Step 7: The Leftovers
After completing Step 6 you may quite likely have some existing team members who are ‘leftover’ who don’t quite fit into the resourcing needs you have, or their hours aren’t maximised or they don’t have the skills you need to fulfill the resourcing needs. When considering these people I want you to focus on one thing, and that is the values match. Do their values match the values of the business, and are they are a strong cultural fit. If the answer is no then you should absolutely be looking at an appropriate exit strategy for these people, they are no longer right for your business and will not be a good fit moving forward.
Step 8: Identify the Gaps
After you have brought back your team and layered their skills over the newly created resourcing structure, you will most likely have some gaps. You might be 10 hours per week short of the resourcing needs you require to deliver your customer service, you may be missing graphic design skills all together, you may have no one with the bookkeeping experience you need. Identifying the gaps is super important as it helps you get really clear on what you need.
Once you’ve identified the gaps you will be able to work towards filling them. This may mean cross training or up skilling some of your existing team. The team members who may be have been ‘leftover’ but who are a great values and cultural match for your business, these are the team members who I would suggest you look at retraining, developing or cross training. If the fit is right, the skills can be acquired, and this is where I would start.

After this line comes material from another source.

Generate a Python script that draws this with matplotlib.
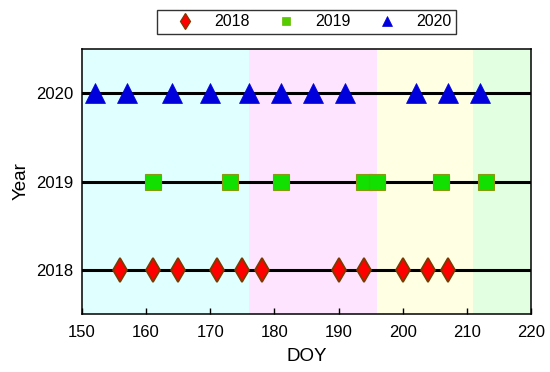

If not you may be looking an external recruitment, which is totally fine, but look at who you have first and then look externally as the next option.
This is of course simplifying what is naturally a more complex process, and this may take time to work through and create, but creating a clean slate provides you, the business owner, leader or manager with a great opportunity to really consider what structure and resources you need to create a successful business into the future.